Will check later. But it looks good to me, pragmatic and clean.

Another way to solve it would be to introduce a similar approach using a time for latest transmissionself.last_tx and update it in async def wait_msg at the section where the PUBACK is sent back (or in case of the not yet implemented QoS 2 PUBREC and PUBCOMP. Or any other magic control packet that counts as sign of life.

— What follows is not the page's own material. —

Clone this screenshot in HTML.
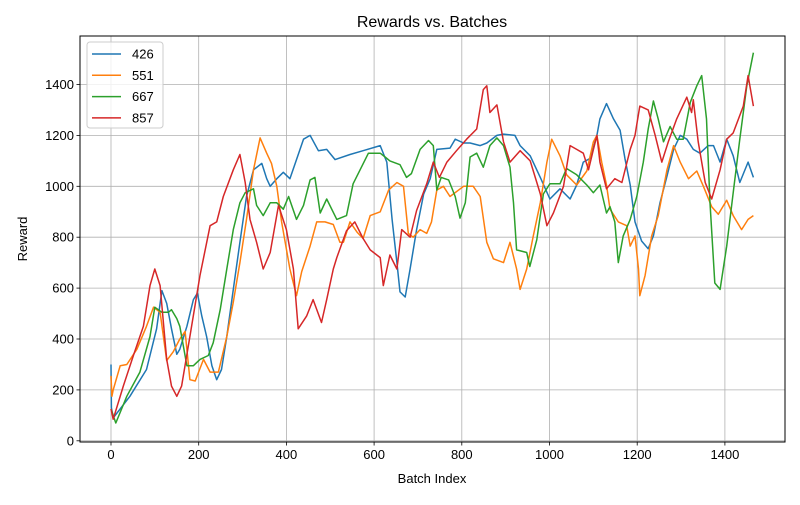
<!DOCTYPE html>
<html><head><meta charset="utf-8"><style>
body{margin:0;background:#fff;}
svg text{font-family:"Liberation Sans","DejaVu Sans",sans-serif;fill:#000;}
</style></head><body>
<svg id="chart" width="800" height="500" viewBox="0 0 800 500" xmlns="http://www.w3.org/2000/svg">
<rect width="800" height="500" fill="#fff"/>
<text x="432" y="27" font-size="16" text-anchor="middle">Rewards vs. Batches</text>
<text x="432" y="483" font-size="13" text-anchor="middle">Batch Index</text>
<text x="27" y="239" font-size="13" text-anchor="middle" transform="rotate(-90 27 239)">Reward</text>
<g id="grid"></g>
<g id="series"></g>
<rect x="80" y="36" width="705" height="406" fill="none" stroke="#000" stroke-width="1"/>
<g id="ticks"></g>
<g id="legend"></g>
</svg>
<script>
const xTicks = [0,200,400,600,800,1000,1200,1400];
const yTicks = [0,200,400,600,800,1000,1200,1400];
const seriesNames = ["426","551","667","857"];
const seriesColors = ["#1f77b4","#ff7f0e","#2ca02c","#d62728"];
const data426 = [[0,300],[1,130],[5,90],[43,175],[81,280],[104,440],[116,590],[127,540],[138,440],[150,340],[157,360],[173,450],[188,555],[197,580],[207,490],[218,410],[230,295],[241,240],[252,280],[264,410],[279,595],[294,780],[309,960],[325,1065],[344,1090],[355,1030],[363,1000],[378,1030],[393,1055],[408,1030],[423,1105],[439,1185],[454,1200],[473,1140],[492,1145],[511,1105],[545,1125],[575,1140],[614,1160],[629,1095],[641,870],[652,700],[659,585],[671,565],[682,675],[697,830],[713,970],[728,1030],[743,1145],[773,1150],[785,1185],[804,1170],[819,1170],[842,1160],[857,1170],[880,1200],[895,1205],[921,1200],[933,1160],[956,1120],[979,1035],[1001,950],[1024,990],[1047,950],[1062,1005],[1077,1095],[1093,1110],[1108,1200],[1115,1265],[1130,1325],[1146,1265],[1161,1220],[1172,1110],[1184,1005],[1195,860],[1210,785],[1225,755],[1237,805],[1252,935],[1268,1040],[1283,1145],[1298,1200],[1313,1185],[1328,1145],[1343,1130],[1362,1160],[1374,1160],[1389,1095],[1404,1185],[1419,1120],[1434,1015],[1453,1095],[1465,1035]];
const data551 = [[0,255],[2,175],[5,200],[21,295],[36,300],[59,360],[81,450],[97,525],[112,505],[127,315],[142,350],[157,400],[169,430],[180,240],[192,235],[211,320],[226,270],[245,270],[264,410],[279,545],[294,700],[309,870],[325,1065],[340,1190],[355,1130],[366,1090],[378,1000],[389,860],[408,675],[423,570],[435,665],[454,765],[469,860],[488,860],[507,850],[522,780],[530,780],[545,860],[561,820],[575,795],[591,885],[614,900],[633,985],[652,1015],[667,1000],[678,815],[689,800],[705,830],[720,815],[731,860],[743,985],[758,1000],[773,960],[804,1000],[826,1000],[842,960],[857,780],[872,715],[895,700],[910,780],[925,675],[933,595],[948,675],[963,805],[979,935],[994,1095],[1005,1185],[1024,1120],[1039,1045],[1062,1005],[1085,1060],[1100,1175],[1108,1200],[1119,1095],[1130,1005],[1138,910],[1157,860],[1176,845],[1184,765],[1195,805],[1203,675],[1206,570],[1218,650],[1233,805],[1248,885],[1268,1065],[1283,1160],[1298,1095],[1317,1030],[1336,1060],[1351,1000],[1370,920],[1385,890],[1404,945],[1419,885],[1438,830],[1453,870],[1465,885]];
const data667 = [[0,125],[11,70],[36,175],[66,270],[89,410],[100,525],[116,505],[131,505],[138,515],[150,480],[157,450],[173,295],[188,295],[203,320],[222,335],[233,385],[249,515],[264,675],[279,830],[294,935],[306,975],[325,990],[332,925],[347,885],[363,935],[378,935],[393,910],[405,960],[423,870],[439,925],[454,1025],[465,1035],[477,895],[492,950],[515,870],[537,885],[552,1010],[568,1065],[587,1130],[614,1130],[625,1115],[636,1100],[659,1085],[674,1035],[685,1050],[705,1145],[724,1180],[735,1160],[743,985],[753,1035],[770,1025],[785,960],[796,875],[808,935],[819,1115],[834,1130],[849,1075],[864,1160],[880,1190],[895,1160],[910,1075],[918,935],[925,750],[948,740],[955,685],[971,790],[986,970],[1001,1010],[1024,1010],[1039,1070],[1062,1045],[1085,1005],[1100,975],[1115,1005],[1130,895],[1138,920],[1149,860],[1157,700],[1168,805],[1184,870],[1199,960],[1214,1095],[1225,1225],[1237,1335],[1248,1265],[1260,1175],[1275,1235],[1290,1185],[1305,1185],[1321,1330],[1336,1395],[1347,1435],[1358,1265],[1366,935],[1377,620],[1389,595],[1404,765],[1419,975],[1434,1185],[1450,1395],[1465,1525]];
const data857 = [[0,125],[5,85],[28,215],[51,335],[74,450],[89,610],[100,675],[112,610],[127,320],[138,215],[150,175],[161,215],[180,410],[203,650],[226,845],[241,860],[256,960],[279,1065],[294,1125],[306,1015],[317,870],[332,780],[347,675],[363,740],[382,925],[400,830],[416,675],[427,440],[446,490],[461,555],[480,465],[492,555],[507,675],[515,720],[537,825],[556,860],[575,795],[591,750],[614,720],[621,610],[636,730],[652,675],[663,830],[682,800],[697,905],[720,1010],[735,1095],[749,1035],[766,1095],[788,1140],[811,1185],[834,1225],[849,1380],[857,1395],[864,1290],[880,1320],[895,1175],[910,1095],[933,1140],[956,1100],[979,970],[994,845],[1009,895],[1032,1000],[1047,1160],[1062,1145],[1077,1130],[1089,1065],[1100,1145],[1108,1200],[1115,1095],[1130,990],[1149,1030],[1165,1015],[1184,1145],[1195,1200],[1206,1315],[1225,1300],[1241,1200],[1256,1095],[1271,1175],[1290,1265],[1313,1350],[1324,1290],[1328,1340],[1339,1175],[1355,1015],[1370,950],[1389,1065],[1404,1185],[1419,1210],[1442,1315],[1453,1435],[1465,1315]];
const allSeries = [data426,data551,data667,data857];

const NS="http://www.w3.org/2000/svg";
const L=80,R=785,T=36,B=442;
const xs = v => 111 + v*0.4385;
const ys = v => 440.8 - v*0.2545;
function mk(tag, attrs){const e=document.createElementNS(NS,tag);for(const k in attrs)e.setAttribute(k,attrs[k]);return e;}
const grid=document.getElementById('grid'), ticks=document.getElementById('ticks'), ser=document.getElementById('series'), leg=document.getElementById('legend');
xTicks.forEach(t=>{
  const x=xs(t);
  const g=mk('line',{x1:x,x2:x,y1:T,y2:B,stroke:'#b0b0b0','stroke-width':0.8});
  
  
  grid.appendChild(g);
  const tk=mk('line',{x1:x,x2:x,y1:B,y2:B+3.5,stroke:'#000','stroke-width':0.8});
  
  
  ticks.appendChild(tk);
  const tx=mk('text',{x:x,y:B+17,'font-size':13,'text-anchor':'middle'});
  tx.textContent=t;
  
  
  ticks.appendChild(tx);
});
yTicks.forEach(t=>{
  const y=ys(t);
  const g=mk('line',{x1:L,x2:R,y1:y,y2:y,stroke:'#b0b0b0','stroke-width':0.8});
  
  
  grid.appendChild(g);
  const tk=mk('line',{x1:L-3.5,x2:L,y1:y,y2:y,stroke:'#000','stroke-width':0.8});
  
  
  ticks.appendChild(tk);
  const tx=mk('text',{x:L-6,y:y+4.5,'font-size':13,'text-anchor':'end'});
  tx.textContent=t;
  
  
  ticks.appendChild(tx);
});
allSeries.forEach((d,i)=>{
  const p=mk('polyline',{points:d.map(q=>xs(q[0]).toFixed(1)+','+ys(q[1]).toFixed(1)).join(' '),fill:'none',stroke:seriesColors[i],'stroke-width':1.5,'stroke-linejoin':'round'});
  
  
  ser.appendChild(p);
});
const box=mk('rect',{x:87,y:42,width:76,height:86,rx:3,fill:'#fff','fill-opacity':0.8,stroke:'#ccc','stroke-width':1});


leg.appendChild(box);
seriesNames.forEach((n,i)=>{
  const y=54+i*21.3;
  const ln=mk('line',{x1:92,x2:121,y1:y,y2:y,stroke:seriesColors[i],'stroke-width':1.5});
  
  
  leg.appendChild(ln);
  const tx=mk('text',{x:132,y:y+4.5,'font-size':13});
  tx.textContent=n;
  
  
  leg.appendChild(tx);
});
</script>
</body></html>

But maybe don't open that door :)

if op & 6 == 2:  # qos 1
    pkt = bytearray(b"\x40\x02\0\0")  # Send PUBACK
    struct.pack_into("!H", pkt, 2, pid)
    await self._as_write(pkt)
elif op & 6 == 4:  # qos 2 not supported
    raise OSError(-1)
peterhinch commented 3 years ago

Point taken.

But maybe don't open that door :)

Yes, let's keep it simple :)

solarjoe commented 3 years ago

Works like a charm for me, running for two hours without a single outage.

peterhinch commented 3 years ago

Excellent. Thank you for identifying this issue.